Brian Leake, the director of external communications for Bayer, said in an email that the company was “pleased to see feedback provided by the agriculture industry—in particular, farmers—was solicited and received by the commission, helping inform the report.
“Bayer stands behind the safety of our glyphosate-based products, which have been tested extensively, approved by regulators, and used around the globe for 50 years,” Leake said. “The EPA has an extremely rigorous review process which spans multiple years, considers thousands of studies, and involves many independent risk assessment experts at the EPA.”
As of May, 3,000 employees had already left the agency. That month, EPA leadership announced its intent to dissolve the Office of Research and Development, its independent scientific arm that employed more than 1,000 scientists at the start of the year, redistributing some to other areas of the agency while laying others off. That reorganization began in July. (Hirsch said that the reorganization will “improve the effectiveness and efficiency of EPA operations and align core statutory requirements with its organizational structure.”)
These crises, employees say, may be affecting the agency’s work with per- and polyfluoroalkyl substances (PFAS), colloquially called forever chemicals, which are another area of concern for the MAHA movement. A growing body of research has linked these chemicals, which don’t degrade in the environment, to a variety of health concerns. The strategy document released this week says that the EPA and National Institutes of Health will help the CDC “update recommendations” regarding the health risks of PFAS in water.
It’s unclear how robust such a review will be. In 2024, the Biden administration put limits on six PFAS chemicals in drinking water. In May, the EPA announced that it would be reconsidering limits on four of those.
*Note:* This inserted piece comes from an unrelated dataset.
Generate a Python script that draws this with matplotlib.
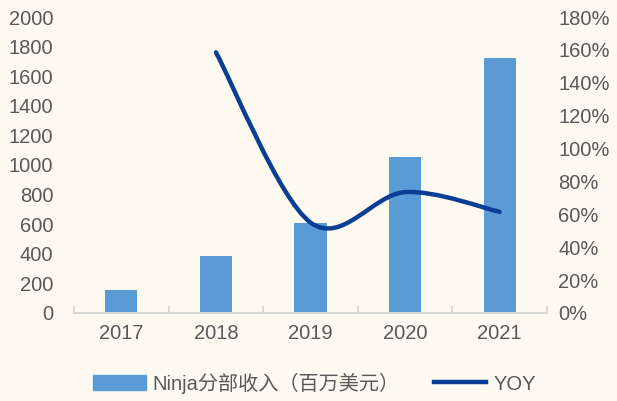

Two EPA employees working on PFAS issues told WIRED that thanks to shake-ups at the agency, they are struggling to procure supplies, hire lab techs, and do their work. These employees spoke to WIRED on the condition of anonymity, as they were not authorized to speak to the press. (“We are confident EPA has the resources needed to accomplish the agency’s core mission of protecting human health and the environment, fulfill all statutory obligations, and make the best-informed decisions based on the gold standard of science,” Hirsch, the EPA press secretary, told WIRED.)
“I’ve been here for several years,” one employee told WIRED. “It is the least productive period for me, including Covid, and it seems like everyone else is in the same boat.”